--- BEGIN ---
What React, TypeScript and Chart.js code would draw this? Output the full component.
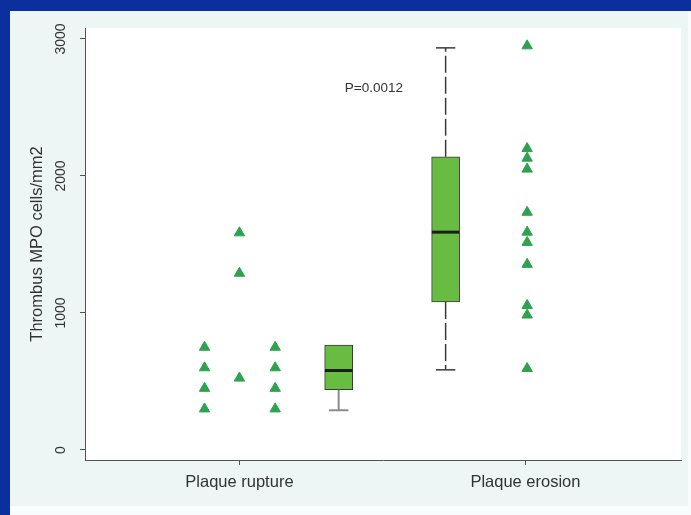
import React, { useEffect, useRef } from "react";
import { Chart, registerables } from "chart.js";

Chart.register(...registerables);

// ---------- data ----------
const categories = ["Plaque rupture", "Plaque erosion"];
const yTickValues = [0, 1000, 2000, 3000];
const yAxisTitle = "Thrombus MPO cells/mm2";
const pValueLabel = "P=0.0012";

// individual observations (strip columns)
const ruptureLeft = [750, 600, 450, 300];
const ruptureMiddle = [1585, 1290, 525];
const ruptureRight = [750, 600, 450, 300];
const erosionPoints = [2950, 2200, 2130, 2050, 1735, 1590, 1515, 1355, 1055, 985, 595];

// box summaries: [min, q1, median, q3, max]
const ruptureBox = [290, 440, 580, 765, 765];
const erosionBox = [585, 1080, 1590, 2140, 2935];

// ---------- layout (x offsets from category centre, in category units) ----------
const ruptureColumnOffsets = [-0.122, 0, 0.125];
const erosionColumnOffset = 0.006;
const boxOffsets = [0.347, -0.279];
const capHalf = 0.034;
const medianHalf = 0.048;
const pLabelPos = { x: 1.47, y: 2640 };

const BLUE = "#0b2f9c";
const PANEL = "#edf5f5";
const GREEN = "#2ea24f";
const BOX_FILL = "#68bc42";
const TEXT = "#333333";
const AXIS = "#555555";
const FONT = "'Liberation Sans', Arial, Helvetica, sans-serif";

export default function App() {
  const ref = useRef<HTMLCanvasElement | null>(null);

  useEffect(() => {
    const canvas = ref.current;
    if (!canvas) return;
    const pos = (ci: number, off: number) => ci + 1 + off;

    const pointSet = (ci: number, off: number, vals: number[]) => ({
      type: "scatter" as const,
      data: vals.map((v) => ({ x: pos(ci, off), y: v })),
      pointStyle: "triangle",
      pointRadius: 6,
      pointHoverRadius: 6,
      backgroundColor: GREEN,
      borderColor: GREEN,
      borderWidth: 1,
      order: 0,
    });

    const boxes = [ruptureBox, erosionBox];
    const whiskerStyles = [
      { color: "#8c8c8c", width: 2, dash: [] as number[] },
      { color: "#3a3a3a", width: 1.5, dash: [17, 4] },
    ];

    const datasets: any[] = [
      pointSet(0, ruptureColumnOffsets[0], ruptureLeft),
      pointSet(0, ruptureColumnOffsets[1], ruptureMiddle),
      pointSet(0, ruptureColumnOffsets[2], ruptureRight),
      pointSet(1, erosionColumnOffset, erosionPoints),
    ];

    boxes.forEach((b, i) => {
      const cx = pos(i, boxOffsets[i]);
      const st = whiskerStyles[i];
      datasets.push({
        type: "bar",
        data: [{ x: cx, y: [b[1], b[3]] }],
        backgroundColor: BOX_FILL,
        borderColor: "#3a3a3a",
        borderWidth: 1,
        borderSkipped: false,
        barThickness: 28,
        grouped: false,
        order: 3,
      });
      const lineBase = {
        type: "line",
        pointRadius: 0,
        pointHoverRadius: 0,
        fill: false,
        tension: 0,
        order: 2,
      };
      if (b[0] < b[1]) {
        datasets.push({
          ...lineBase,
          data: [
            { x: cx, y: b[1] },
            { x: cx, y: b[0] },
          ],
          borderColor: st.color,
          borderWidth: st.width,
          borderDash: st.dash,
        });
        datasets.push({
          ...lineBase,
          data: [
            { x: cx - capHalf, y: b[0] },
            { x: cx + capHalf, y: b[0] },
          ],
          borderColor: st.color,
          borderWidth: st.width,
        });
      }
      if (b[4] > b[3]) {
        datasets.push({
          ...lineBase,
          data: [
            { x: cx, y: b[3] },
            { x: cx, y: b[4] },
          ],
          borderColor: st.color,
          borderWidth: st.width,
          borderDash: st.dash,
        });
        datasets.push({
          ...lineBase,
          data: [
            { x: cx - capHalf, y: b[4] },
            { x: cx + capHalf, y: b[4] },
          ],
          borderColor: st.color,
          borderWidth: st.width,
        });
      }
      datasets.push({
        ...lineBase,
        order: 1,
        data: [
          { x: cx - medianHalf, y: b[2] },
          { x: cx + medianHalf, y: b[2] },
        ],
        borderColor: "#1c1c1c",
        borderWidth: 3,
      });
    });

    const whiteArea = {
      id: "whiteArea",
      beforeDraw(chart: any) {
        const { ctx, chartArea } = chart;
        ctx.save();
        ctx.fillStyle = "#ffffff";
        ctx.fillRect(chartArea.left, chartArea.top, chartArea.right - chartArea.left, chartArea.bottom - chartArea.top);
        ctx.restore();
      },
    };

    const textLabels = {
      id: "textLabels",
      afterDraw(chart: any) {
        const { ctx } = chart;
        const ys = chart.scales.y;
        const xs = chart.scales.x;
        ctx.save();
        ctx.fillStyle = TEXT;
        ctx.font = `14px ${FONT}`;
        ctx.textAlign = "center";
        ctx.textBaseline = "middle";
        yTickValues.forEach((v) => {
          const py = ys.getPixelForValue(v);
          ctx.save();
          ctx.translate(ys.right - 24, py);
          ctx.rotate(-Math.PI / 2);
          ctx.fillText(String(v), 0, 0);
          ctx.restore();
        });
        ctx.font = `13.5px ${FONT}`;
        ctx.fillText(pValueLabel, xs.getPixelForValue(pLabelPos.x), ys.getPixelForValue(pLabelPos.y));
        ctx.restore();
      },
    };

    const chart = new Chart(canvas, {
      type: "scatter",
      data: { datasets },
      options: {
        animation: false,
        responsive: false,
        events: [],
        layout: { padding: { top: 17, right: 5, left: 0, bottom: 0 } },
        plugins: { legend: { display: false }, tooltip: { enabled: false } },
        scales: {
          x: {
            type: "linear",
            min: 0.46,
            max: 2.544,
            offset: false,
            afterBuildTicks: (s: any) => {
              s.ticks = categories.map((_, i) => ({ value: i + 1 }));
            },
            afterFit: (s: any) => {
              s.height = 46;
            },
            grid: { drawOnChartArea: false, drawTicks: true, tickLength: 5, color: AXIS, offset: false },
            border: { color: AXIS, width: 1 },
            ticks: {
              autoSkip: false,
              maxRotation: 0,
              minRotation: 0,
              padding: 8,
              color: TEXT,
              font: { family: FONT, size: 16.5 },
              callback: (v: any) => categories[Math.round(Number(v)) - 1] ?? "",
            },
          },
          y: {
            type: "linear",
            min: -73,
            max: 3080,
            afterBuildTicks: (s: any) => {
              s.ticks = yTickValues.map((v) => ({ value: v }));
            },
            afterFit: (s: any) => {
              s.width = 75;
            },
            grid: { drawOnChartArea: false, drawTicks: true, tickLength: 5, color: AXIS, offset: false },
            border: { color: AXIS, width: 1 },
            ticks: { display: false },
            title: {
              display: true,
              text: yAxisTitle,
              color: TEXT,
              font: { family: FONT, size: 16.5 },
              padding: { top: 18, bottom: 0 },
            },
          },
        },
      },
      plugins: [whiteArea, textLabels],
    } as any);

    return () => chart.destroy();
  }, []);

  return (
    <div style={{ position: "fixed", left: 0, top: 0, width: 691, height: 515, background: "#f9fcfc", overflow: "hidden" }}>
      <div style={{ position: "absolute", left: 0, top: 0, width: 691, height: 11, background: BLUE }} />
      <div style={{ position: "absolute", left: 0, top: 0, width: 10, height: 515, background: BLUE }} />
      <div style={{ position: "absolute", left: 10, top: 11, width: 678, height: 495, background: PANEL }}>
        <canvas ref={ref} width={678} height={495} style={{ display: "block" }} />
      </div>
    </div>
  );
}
--- END ---
- _STATED PROBLEM_
Except for the pictures, reproduce every line exactly.

- _THE RESULT_
What React, TypeScript and Chart.js code would draw this? Output the full component.
import React, { useEffect, useRef } from "react";
import { Chart, registerables } from "chart.js";

Chart.register(...registerables);

// ---------- data ----------
const categories = ["Plaque rupture", "Plaque erosion"];
const yTickValues = [0, 1000, 2000, 3000];
const yAxisTitle = "Thrombus MPO cells/mm2";
const pValueLabel = "P=0.0012";

// individual observations (strip columns)
const ruptureLeft = [750, 600, 450, 300];
const ruptureMiddle = [1585, 1290, 525];
const ruptureRight = [750, 600, 450, 300];
const erosionPoints = [2950, 2200, 2130, 2050, 1735, 1590, 1515, 1355, 1055, 985, 595];

// box summaries: [min, q1, median, q3, max]
const ruptureBox = [290, 440, 580, 765, 765];
const erosionBox = [585, 1080, 1590, 2140, 2935];

// ---------- layout (x offsets from category centre, in category units) ----------
const ruptureColumnOffsets = [-0.122, 0, 0.125];
const erosionColumnOffset = 0.006;
const boxOffsets = [0.347, -0.279];
const capHalf = 0.034;
const medianHalf = 0.048;
const pLabelPos = { x: 1.47, y: 2640 };

const BLUE = "#0b2f9c";
const PANEL = "#edf5f5";
const GREEN = "#2ea24f";
const BOX_FILL = "#68bc42";
const TEXT = "#333333";
const AXIS = "#555555";
const FONT = "'Liberation Sans', Arial, Helvetica, sans-serif";

export default function App() {
  const ref = useRef<HTMLCanvasElement | null>(null);

  useEffect(() => {
    const canvas = ref.current;
    if (!canvas) return;
    const pos = (ci: number, off: number) => ci + 1 + off;

    const pointSet = (ci: number, off: number, vals: number[]) => ({
      type: "scatter" as const,
      data: vals.map((v) => ({ x: pos(ci, off), y: v })),
      pointStyle: "triangle",
      pointRadius: 6,
      pointHoverRadius: 6,
      backgroundColor: GREEN,
      borderColor: GREEN,
      borderWidth: 1,
      order: 0,
    });

    const boxes = [ruptureBox, erosionBox];
    const whiskerStyles = [
      { color: "#8c8c8c", width: 2, dash: [] as number[] },
      { color: "#3a3a3a", width: 1.5, dash: [17, 4] },
    ];

    const datasets: any[] = [
      pointSet(0, ruptureColumnOffsets[0], ruptureLeft),
      pointSet(0, ruptureColumnOffsets[1], ruptureMiddle),
      pointSet(0, ruptureColumnOffsets[2], ruptureRight),
      pointSet(1, erosionColumnOffset, erosionPoints),
    ];

    boxes.forEach((b, i) => {
      const cx = pos(i, boxOffsets[i]);
      const st = whiskerStyles[i];
      datasets.push({
        type: "bar",
        data: [{ x: cx, y: [b[1], b[3]] }],
        backgroundColor: BOX_FILL,
        borderColor: "#3a3a3a",
        borderWidth: 1,
        borderSkipped: false,
        barThickness: 28,
        grouped: false,
        order: 3,
      });
      const lineBase = {
        type: "line",
        pointRadius: 0,
        pointHoverRadius: 0,
        fill: false,
        tension: 0,
        order: 2,
      };
      if (b[0] < b[1]) {
        datasets.push({
          ...lineBase,
          data: [
            { x: cx, y: b[1] },
            { x: cx, y: b[0] },
          ],
          borderColor: st.color,
          borderWidth: st.width,
          borderDash: st.dash,
        });
        datasets.push({
          ...lineBase,
          data: [
            { x: cx - capHalf, y: b[0] },
            { x: cx + capHalf, y: b[0] },
          ],
          borderColor: st.color,
          borderWidth: st.width,
        });
      }
      if (b[4] > b[3]) {
        datasets.push({
          ...lineBase,
          data: [
            { x: cx, y: b[3] },
            { x: cx, y: b[4] },
          ],
          borderColor: st.color,
          borderWidth: st.width,
          borderDash: st.dash,
        });
        datasets.push({
          ...lineBase,
          data: [
            { x: cx - capHalf, y: b[4] },
            { x: cx + capHalf, y: b[4] },
          ],
          borderColor: st.color,
          borderWidth: st.width,
        });
      }
      datasets.push({
        ...lineBase,
        order: 1,
        data: [
          { x: cx - medianHalf, y: b[2] },
          { x: cx + medianHalf, y: b[2] },
        ],
        borderColor: "#1c1c1c",
        borderWidth: 3,
      });
    });

    const whiteArea = {
      id: "whiteArea",
      beforeDraw(chart: any) {
        const { ctx, chartArea } = chart;
        ctx.save();
        ctx.fillStyle = "#ffffff";
        ctx.fillRect(chartArea.left, chartArea.top, chartArea.right - chartArea.left, chartArea.bottom - chartArea.top);
        ctx.restore();
      },
    };

    const textLabels = {
      id: "textLabels",
      afterDraw(chart: any) {
        const { ctx } = chart;
        const ys = chart.scales.y;
        const xs = chart.scales.x;
        ctx.save();
        ctx.fillStyle = TEXT;
        ctx.font = `14px ${FONT}`;
        ctx.textAlign = "center";
        ctx.textBaseline = "middle";
        yTickValues.forEach((v) => {
          const py = ys.getPixelForValue(v);
          ctx.save();
          ctx.translate(ys.right - 24, py);
          ctx.rotate(-Math.PI / 2);
          ctx.fillText(String(v), 0, 0);
          ctx.restore();
        });
        ctx.font = `13.5px ${FONT}`;
        ctx.fillText(pValueLabel, xs.getPixelForValue(pLabelPos.x), ys.getPixelForValue(pLabelPos.y));
        ctx.restore();
      },
    };

    const chart = new Chart(canvas, {
      type: "scatter",
      data: { datasets },
      options: {
        animation: false,
        responsive: false,
        events: [],
        layout: { padding: { top: 17, right: 5, left: 0, bottom: 0 } },
        plugins: { legend: { display: false }, tooltip: { enabled: false } },
        scales: {
          x: {
            type: "linear",
            min: 0.46,
            max: 2.544,
            offset: false,
            afterBuildTicks: (s: any) => {
              s.ticks = categories.map((_, i) => ({ value: i + 1 }));
            },
            afterFit: (s: any) => {
              s.height = 46;
            },
            grid: { drawOnChartArea: false, drawTicks: true, tickLength: 5, color: AXIS, offset: false },
            border: { color: AXIS, width: 1 },
            ticks: {
              autoSkip: false,
              maxRotation: 0,
              minRotation: 0,
              padding: 8,
              color: TEXT,
              font: { family: FONT, size: 16.5 },
              callback: (v: any) => categories[Math.round(Number(v)) - 1] ?? "",
            },
          },
          y: {
            type: "linear",
            min: -73,
            max: 3080,
            afterBuildTicks: (s: any) => {
              s.ticks = yTickValues.map((v) => ({ value: v }));
            },
            afterFit: (s: any) => {
              s.width = 75;
            },
            grid: { drawOnChartArea: false, drawTicks: true, tickLength: 5, color: AXIS, offset: false },
            border: { color: AXIS, width: 1 },
            ticks: { display: false },
            title: {
              display: true,
              text: yAxisTitle,
              color: TEXT,
              font: { family: FONT, size: 16.5 },
              padding: { top: 18, bottom: 0 },
            },
          },
        },
      },
      plugins: [whiteArea, textLabels],
    } as any);

    return () => chart.destroy();
  }, []);

  return (
    <div style={{ position: "fixed", left: 0, top: 0, width: 691, height: 515, background: "#f9fcfc", overflow: "hidden" }}>
      <div style={{ position: "absolute", left: 0, top: 0, width: 691, height: 11, background: BLUE }} />
      <div style={{ position: "absolute", left: 0, top: 0, width: 10, height: 515, background: BLUE }} />
      <div style={{ position: "absolute", left: 10, top: 11, width: 678, height: 495, background: PANEL }}>
        <canvas ref={ref} width={678} height={495} style={{ display: "block" }} />
      </div>
    </div>
  );
}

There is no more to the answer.